Food delivery drivers are voicing their discontent as operators of major online food ordering platforms plan to raise delivery fees charged to restaurants.
According to management companies and industry observers, the riders are unhappy with this move because it primarily benefits the platform operators, not them.
Despite the anticipated increase in sales for the operators, the riders face the same harsh working conditions and high demand without seeing any improvement in their earnings.
In fact, one of the largest delivery platforms has even reduced delivery fees for its customers, which has decreased the amount of money available for the drivers.
Rider Union, the country’s first labor union for delivery workers, gathered its members in front of the presidential office in central Seoul on Aug. 22. 추천 Restaurant owners using the country’s major online food delivery platforms like Baemin, Yogiyo and Coupang Eats were also present there.

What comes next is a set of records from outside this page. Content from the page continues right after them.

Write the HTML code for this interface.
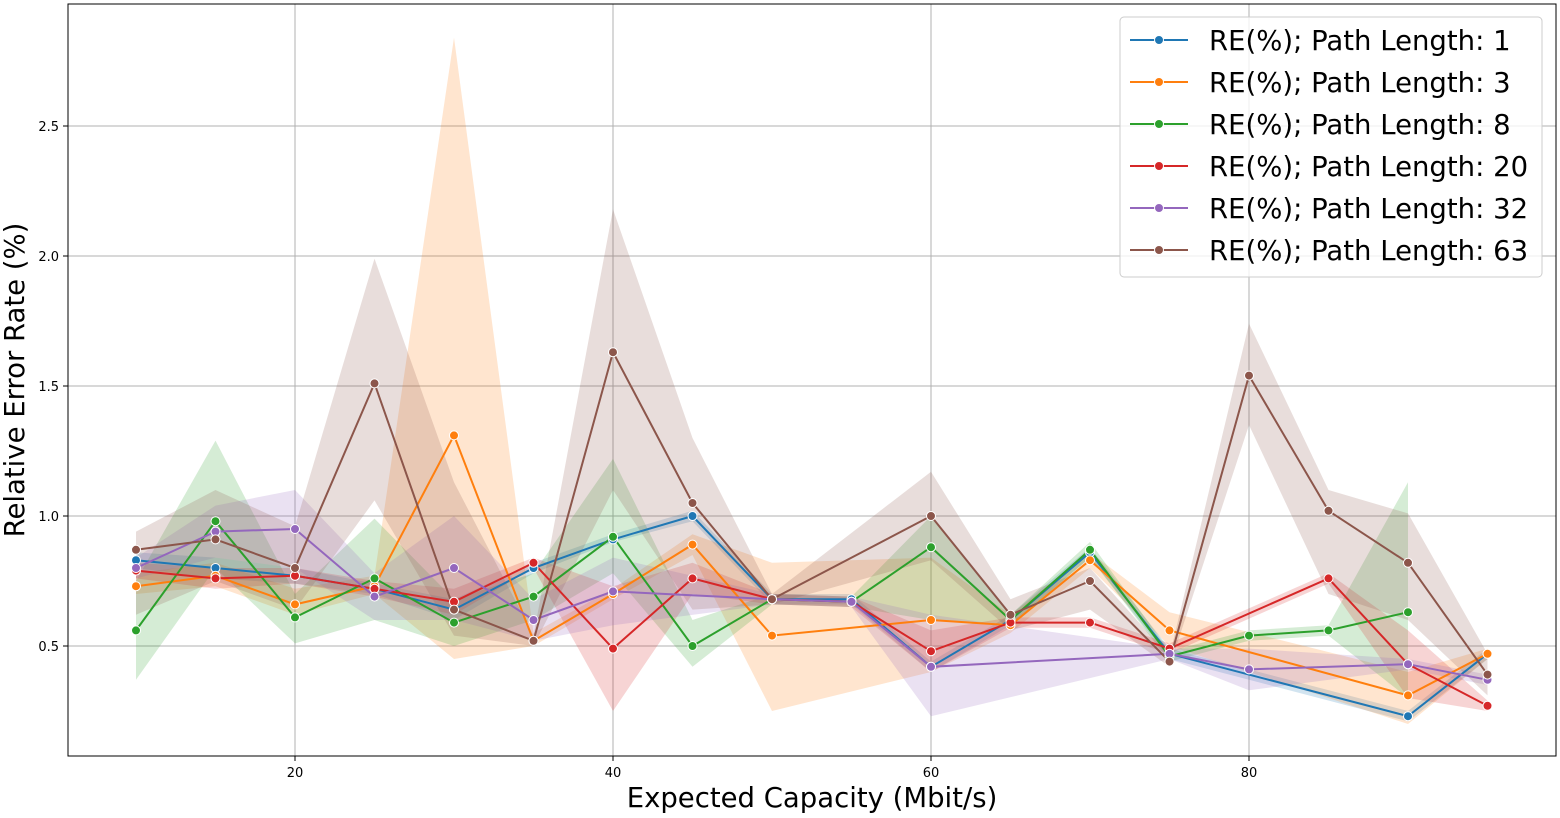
<!DOCTYPE html>
<html><head><meta charset="utf-8"><style>
body{margin:0;background:#fff;font-family:"DejaVu Sans",sans-serif}
</style></head><body>
<svg id="chart" width="1560" height="814" xmlns="http://www.w3.org/2000/svg" font-family="DejaVu Sans, Liberation Sans, sans-serif">
<g id="grid"></g>
<g id="bands"></g>
<g id="lines"></g>
<rect x="68" y="4" width="1488" height="752" fill="none" stroke="#000" stroke-width="1"/>
<g id="ticks"></g>
<text x="812" y="807" font-size="27.5" text-anchor="middle">Expected Capacity (Mbit/s)</text>
<text transform="translate(24,380) rotate(-90)" font-size="27.5" text-anchor="middle">Relative Error Rate (%)</text>
<g id="legend"></g>
</svg>
<script>
const xs=[10,15,20,25,30,35,40,45,50,55,60,65,70,75,80,85,90,95];
const names=["RE(%); Path Length: 1","RE(%); Path Length: 3","RE(%); Path Length: 8","RE(%); Path Length: 20","RE(%); Path Length: 32","RE(%); Path Length: 63"];
const colors=["#1f77b4","#ff7f0e","#2ca02c","#d62728","#9467bd","#8c564b"];
const s1=[0.83,0.80,0.77,0.72,0.64,0.80,0.91,1.00,0.68,0.68,0.42,0.60,0.86,0.47,null,null,0.23,0.47];
const s3=[0.73,0.77,0.66,0.73,1.31,0.52,0.70,0.89,0.54,null,0.60,0.58,0.83,0.56,null,null,0.31,0.47];
const s8=[0.56,0.98,0.61,0.76,0.59,0.69,0.92,0.50,0.68,0.67,0.88,0.60,0.87,0.46,0.54,0.56,0.63,null];
const s20=[0.79,0.76,0.77,0.72,0.67,0.82,0.49,0.76,0.68,0.67,0.48,0.59,0.59,0.49,null,0.76,0.43,0.27];
const s32=[0.80,0.94,0.95,0.69,0.80,0.60,0.71,null,0.68,0.67,0.42,null,null,0.47,0.41,null,0.43,0.37];
const s63=[0.87,0.91,0.80,1.51,0.64,0.52,1.63,1.05,0.68,null,1.00,0.62,0.75,0.44,1.54,1.02,0.82,0.39];
const lo1=[0.80,0.76,0.74,0.70,0.60,0.78,0.90,0.98,0.66,0.66,0.40,0.58,0.84,0.45,null,null,0.21,0.45];
const hi1=[0.86,0.84,0.80,0.74,0.68,0.82,0.93,1.02,0.70,0.70,0.44,0.62,0.88,0.49,null,null,0.25,0.49];
const lo3=[0.70,0.73,0.62,0.70,0.45,0.50,0.68,0.85,0.25,null,0.40,0.55,0.80,0.50,null,null,0.20,0.45];
const hi3=[0.78,0.82,0.72,0.77,2.84,0.55,0.72,0.93,0.82,null,0.84,0.62,0.86,0.63,null,null,0.40,0.49];
const lo8=[0.37,0.80,0.51,0.60,0.50,0.60,0.78,0.42,0.66,0.65,0.60,0.58,0.84,0.44,0.52,0.54,0.30,null];
const hi8=[0.75,1.29,0.70,0.99,0.68,0.78,1.22,0.60,0.70,0.69,1.00,0.62,0.90,0.48,0.56,0.58,1.13,null];
const lo20=[0.76,0.72,0.74,0.69,0.62,0.80,0.25,0.70,0.66,0.65,0.40,0.57,0.57,0.47,null,0.74,0.30,0.25];
const hi20=[0.82,0.80,0.80,0.75,0.72,0.84,0.73,0.82,0.70,0.69,0.56,0.61,0.61,0.51,null,0.78,0.56,0.29];
const lo32=[0.76,0.84,0.80,0.60,0.60,0.52,0.58,null,0.66,0.65,0.23,null,null,0.45,0.33,null,0.41,0.35];
const hi32=[0.84,1.04,1.10,0.78,1.00,0.68,0.84,null,0.70,0.69,0.62,null,null,0.49,0.49,null,0.45,0.39];
const lo63=[0.62,0.75,0.64,1.06,0.54,0.50,1.10,0.64,0.66,null,0.83,0.56,0.64,0.42,1.35,0.70,0.60,0.31];
const hi63=[0.94,1.10,0.96,1.99,1.13,0.54,2.18,1.30,0.70,null,1.17,0.68,0.80,0.46,1.74,1.10,1.01,0.47];
const series=[s1,s3,s8,s20,s32,s63];
const lows=[lo1,lo3,lo8,lo20,lo32,lo63];
const highs=[hi1,hi3,hi8,hi20,hi32,hi63];
const xTicks=[20,40,60,80];
const yTicks=[0.5,1.0,1.5,2.0,2.5];
const X=v=>295+(v-20)*15.9;
const Y=v=>646-(v-0.5)*260;
const NS="http://www.w3.org/2000/svg";
function mk(t,a,p){const e=document.createElementNS(NS,t);for(const k in a)e.setAttribute(k,a[k]);p.appendChild(e);return e;}
const grid=document.getElementById('grid'),ticks=document.getElementById('ticks');
xTicks.forEach(v=>{
 const l=mk('line',{x1:X(v),x2:X(v),y1:4,y2:756,stroke:'#b0b0b0','stroke-width':1},grid);
 
 
 mk('line',{x1:X(v),x2:X(v),y1:756,y2:761,stroke:'#000'},ticks);
 const t=mk('text',{x:X(v),y:777,'font-size':13,'text-anchor':'middle'},ticks);t.textContent=v;
 
 
});
yTicks.forEach(v=>{
 const l=mk('line',{x1:68,x2:1556,y1:Y(v),y2:Y(v),stroke:'#b0b0b0','stroke-width':1},grid);
 
 
 mk('line',{x1:63,x2:68,y1:Y(v),y2:Y(v),stroke:'#000'},ticks);
 const t=mk('text',{x:59,y:Y(v)+5,'font-size':13,'text-anchor':'end'},ticks);t.textContent=v.toFixed(1);
 
 
});
const bands=document.getElementById('bands'),lines=document.getElementById('lines');
series.forEach((s,i)=>{
 const idx=xs.map((_,j)=>j).filter(j=>s[j]!=null);
 const up=idx.map(j=>X(xs[j])+','+Y(highs[i][j]));
 const dn=idx.slice().reverse().map(j=>X(xs[j])+','+Y(lows[i][j]));
 const b=mk('polygon',{points:up.concat(dn).join(' '),fill:colors[i],'fill-opacity':0.2},bands);
 
 
 const pl=mk('polyline',{points:idx.map(j=>X(xs[j])+','+Y(s[j])).join(' '),fill:'none',stroke:colors[i],'stroke-width':2},lines);
 
 
});
series.forEach((s,i)=>{
 xs.forEach((x,j)=>{if(s[j]==null)return;
  const c=mk('circle',{cx:X(x),cy:Y(s[j]),r:4.5,fill:colors[i],stroke:'#fff','stroke-width':1},lines);
  
  
 });
});
const lg=document.getElementById('legend');
const box=mk('rect',{x:1120,y:17,width:422,height:260,rx:4,fill:'#fff','fill-opacity':0.8,stroke:'#ccc'},lg);


names.forEach((n,i)=>{
 const y=40+i*42;
 const g=mk('g',{},lg);
 
 
 mk('line',{x1:1130,x2:1188,y1:y,y2:y,stroke:colors[i],'stroke-width':2},g);
 mk('circle',{cx:1159,cy:y,r:4.5,fill:colors[i],stroke:'#fff'},g);
 const t=mk('text',{x:1209,y:y+10,'font-size':27.5},g);t.textContent=n;
});
</script>
</body></html>
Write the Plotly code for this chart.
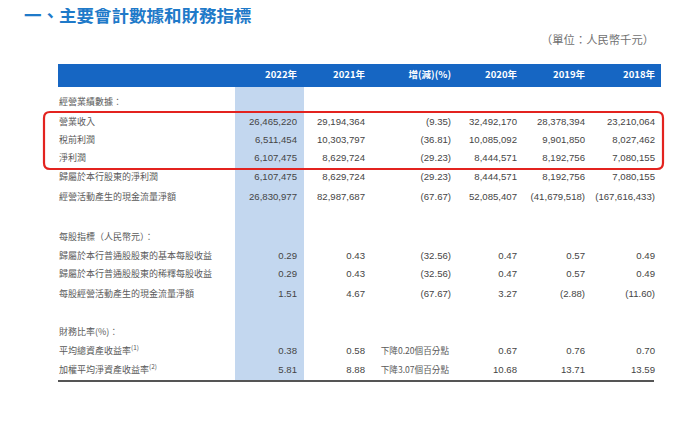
import plotly.graph_objects as go

# ---------------- data ----------------
title_text = "一、主要會計數據和財務指標"
unit_text = "（單位：人民幣千元）"
headers = ["2022年", "2021年", "增(減)(%)", "2020年", "2019年", "2018年"]

row_labels = [
    "經營業績數據：",
    "營業收入",
    "稅前利潤",
    "淨利潤",
    "歸屬於本行股東的淨利潤",
    "經營活動產生的現金流量淨額",
    "每股指標（人民幣元）：",
    "歸屬於本行普通股股東的基本每股收益",
    "歸屬於本行普通股股東的稀釋每股收益",
    "每股經營活動產生的現金流量淨額",
    "財務比率(%)：",
    "平均總資產收益率<sup>(1)</sup>",
    "加權平均淨資產收益率<sup>(2)</sup>",
]

v2022 = [None, 26465220, 6511454, 6107475, 6107475, 26830977,
         None, 0.29, 0.29, 1.51, None, 0.38, 5.81]
v2021 = [None, 29194364, 10303797, 8629724, 8629724, 82987687,
         None, 0.43, 0.43, 4.67, None, 0.58, 8.88]
vchg = [None, -9.35, -36.81, -29.23, -29.23, -67.67,
        None, -32.56, -32.56, -67.67, None, "下降0.20個百分點", "下降3.07個百分點"]
v2020 = [None, 32492170, 10085092, 8444571, 8444571, 52085407,
         None, 0.47, 0.47, 3.27, None, 0.67, 10.68]
v2019 = [None, 28378394, 9901850, 8192756, 8192756, -41679518,
         None, 0.57, 0.57, -2.88, None, 0.76, 13.71]
v2018 = [None, 23210064, 8027462, 7080155, 7080155, -167616433,
         None, 0.49, 0.49, -11.60, None, 0.70, 13.59]

# ---------------- layout positions (window pixels) ----------------
row_y = [103, 123, 141, 159, 178, 198, 238, 257, 275, 295, 333, 352, 371]
col_right = [297, 365, 451, 517, 585, 655]
label_x = 59
OFF = 8  # page body margin


def fmt(v):
    if v is None or isinstance(v, str):
        return ""
    if isinstance(v, int):
        s = f"{abs(v):,}"
    else:
        s = f"{abs(v):.2f}"
    return f"({s})" if v < 0 else s


CJK = "Noto Sans CJK TC, Noto Sans, sans-serif"
NUM = "Liberation Sans, Arial, sans-serif"
TXT = "#5a5a5a"
NUMC = "#454545"

fig = go.Figure()

# highlighted 2022 column
fig.add_shape(type="rect", x0=235, x1=304, y0=87, y1=381,
              fillcolor="#c3d7ef", line_width=0, layer="below")
# header bar
fig.add_shape(type="rect", x0=58, x1=661, y0=64, y1=87,
              fillcolor="#1666c3", line_width=0, layer="below")
# bottom rule
fig.add_shape(type="line", x0=58, x1=654, y0=381, y1=381,
              line=dict(color="#555555", width=2))
# red rounded highlight box
x0, x1, y0, y1, r = 44, 663, 112, 169, 6
path = (f"M {x0+r},{y0} L {x1-r},{y0} Q {x1},{y0} {x1},{y0+r} "
        f"L {x1},{y1-r} Q {x1},{y1} {x1-r},{y1} L {x0+r},{y1} "
        f"Q {x0},{y1} {x0},{y1-r} L {x0},{y0+r} Q {x0},{y0} {x0+r},{y0} Z")
fig.add_shape(type="path", path=path, line=dict(color="#e3231f", width=2.2))

# row labels
fig.add_trace(go.Scatter(
    x=[label_x] * len(row_labels), y=row_y, text=row_labels, mode="text",
    textposition="middle right",
    textfont=dict(family=CJK, size=9, color=TXT), hoverinfo="skip"))

# header texts
fig.add_trace(go.Scatter(
    x=col_right, y=[75.5] * len(headers), text=[f"<b>{h}</b>" for h in headers],
    mode="text", textposition="middle left",
    textfont=dict(family=CJK, size=9.5, color="white"), hoverinfo="skip"))

# value columns (numbers)
for vals, cx in zip([v2022, v2021, vchg, v2020, v2019, v2018], col_right):
    fig.add_trace(go.Scatter(
        x=[cx] * len(vals), y=row_y, text=[fmt(v) for v in vals], mode="text",
        textposition="middle left",
        textfont=dict(family=NUM, size=9.6, color=NUMC), hoverinfo="skip"))

# textual change entries
str_y = [y for y, v in zip(row_y, vchg) if isinstance(v, str)]
str_t = [v for v in vchg if isinstance(v, str)]
fig.add_trace(go.Scatter(
    x=[449] * len(str_t), y=str_y, text=str_t, mode="text",
    textposition="middle left",
    textfont=dict(family=CJK, size=8.6, color=TXT), hoverinfo="skip"))

# title and unit
fig.add_annotation(x=22, y=14.5, text=f"<b>{title_text}</b>", showarrow=False,
                   xanchor="left", yanchor="middle",
                   font=dict(family=CJK, size=17.5, color="#1f7ac9"))
fig.add_annotation(x=656, y=39, text=unit_text, showarrow=False,
                   xanchor="right", yanchor="middle",
                   font=dict(family=CJK, size=11.3, color="#707070"))

fig.update_layout(
    width=700 - OFF, height=423 - OFF, margin=dict(l=0, r=0, t=0, b=0),
    paper_bgcolor="white", plot_bgcolor="white", showlegend=False,
    xaxis=dict(range=[OFF, 700], visible=False, fixedrange=True),
    yaxis=dict(range=[423, OFF], visible=False, fixedrange=True),
)

fig.write_html("out.html")
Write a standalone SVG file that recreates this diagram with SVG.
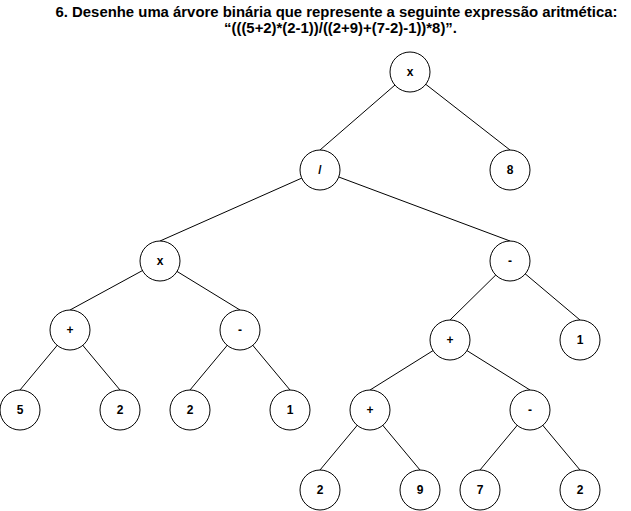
<svg xmlns="http://www.w3.org/2000/svg" width="631" height="511" viewBox="0 0 631 511">
<style>
.title{font-family:"Liberation Sans",Arial,sans-serif;font-weight:bold;font-size:14.9px;fill:#000;text-anchor:middle}
.edge{stroke:#000;stroke-width:1;fill:none}
.node circle{fill:#fff;stroke:#000;stroke-width:1}
.node text{font-family:"Liberation Sans",Arial,sans-serif;font-weight:bold;font-size:12px;fill:#000;text-anchor:middle}
</style>
<rect width="631" height="511" fill="#fff"/>
<g id="title">
<text class="title" x="336.5" y="17">6. Desenhe uma árvore binária que represente a seguinte expressão aritmética:</text>
<text class="title" x="340.5" y="33">“(((5+2)*(2-1))/((2+9)+(7-2)-1))*8)”.</text>
</g>
<g id="connectors" class="edge">
<line x1="410" y1="72" x2="320" y2="150"/>
<line x1="410" y1="72" x2="510" y2="150"/>
<line x1="320" y1="170" x2="160" y2="241"/>
<line x1="320" y1="170" x2="510" y2="241"/>
<line x1="160" y1="261" x2="70" y2="310"/>
<line x1="160" y1="261" x2="240" y2="310"/>
<line x1="70" y1="330" x2="20" y2="390"/>
<line x1="70" y1="330" x2="120" y2="390"/>
<line x1="240" y1="330" x2="190" y2="390"/>
<line x1="240" y1="330" x2="290" y2="390"/>
<line x1="510" y1="261" x2="450" y2="320"/>
<line x1="510" y1="261" x2="580" y2="320"/>
<line x1="450" y1="340" x2="370" y2="390"/>
<line x1="450" y1="340" x2="530" y2="390"/>
<line x1="370" y1="410" x2="320" y2="470"/>
<line x1="370" y1="410" x2="420" y2="470"/>
<line x1="530" y1="410" x2="480" y2="470"/>
<line x1="530" y1="410" x2="580" y2="470"/>
</g>
<g id="n-root" class="node"><circle cx="410" cy="72" r="20"/><text x="410" y="76">x</text></g>
<g id="n-div" class="node"><circle cx="320" cy="170" r="20"/><text x="320" y="174">/</text></g>
<g id="n-8" class="node"><circle cx="510" cy="170" r="20"/><text x="510" y="174">8</text></g>
<g id="n-mul" class="node"><circle cx="160" cy="261" r="20"/><text x="160" y="265">x</text></g>
<g id="n-sub1" class="node"><circle cx="510" cy="261" r="20"/><text x="510" y="265">-</text></g>
<g id="n-add1" class="node"><circle cx="70" cy="330" r="20"/><text x="70" y="334">+</text></g>
<g id="n-sub2" class="node"><circle cx="240" cy="330" r="20"/><text x="240" y="334">-</text></g>
<g id="n-add2" class="node"><circle cx="450" cy="340" r="20"/><text x="450" y="344">+</text></g>
<g id="n-1a" class="node"><circle cx="580" cy="340" r="20"/><text x="580" y="344">1</text></g>
<g id="n-5" class="node"><circle cx="20" cy="410" r="20"/><text x="20" y="414">5</text></g>
<g id="n-2a" class="node"><circle cx="120" cy="410" r="20"/><text x="120" y="414">2</text></g>
<g id="n-2b" class="node"><circle cx="190" cy="410" r="20"/><text x="190" y="414">2</text></g>
<g id="n-1b" class="node"><circle cx="290" cy="410" r="20"/><text x="290" y="414">1</text></g>
<g id="n-add3" class="node"><circle cx="370" cy="410" r="20"/><text x="370" y="414">+</text></g>
<g id="n-sub3" class="node"><circle cx="530" cy="410" r="20"/><text x="530" y="414">-</text></g>
<g id="n-2c" class="node"><circle cx="320" cy="490" r="20"/><text x="320" y="494">2</text></g>
<g id="n-9" class="node"><circle cx="420" cy="490" r="20"/><text x="420" y="494">9</text></g>
<g id="n-7" class="node"><circle cx="480" cy="490" r="20"/><text x="480" y="494">7</text></g>
<g id="n-2d" class="node"><circle cx="580" cy="490" r="20"/><text x="580" y="494">2</text></g>
</svg>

Together, they demanded that the administration and the government impose stricter regulations on platform operators to prevent riders and restaurant owners from unfairly falling victim to the planned rate hike and other harmful practices threatening the delivery industry ecosystem.
The protest came after Baemin increased the commission rate charged to restaurants earlier this month to 9.8 percent per order from 6.8 percent.
The protesters urged the government to introduce a new policy to monitor and control online platforms and objected to the current environment where the operators are free from such legal guidelines.
They added that without such measures, it’s virtually impossible to express any grievances against major platform operators like Baemin, the biggest platform operator in Korea run by Woowa Brothers, which takes up almost 65 percent of food delivery market shares, in fear of losing customers.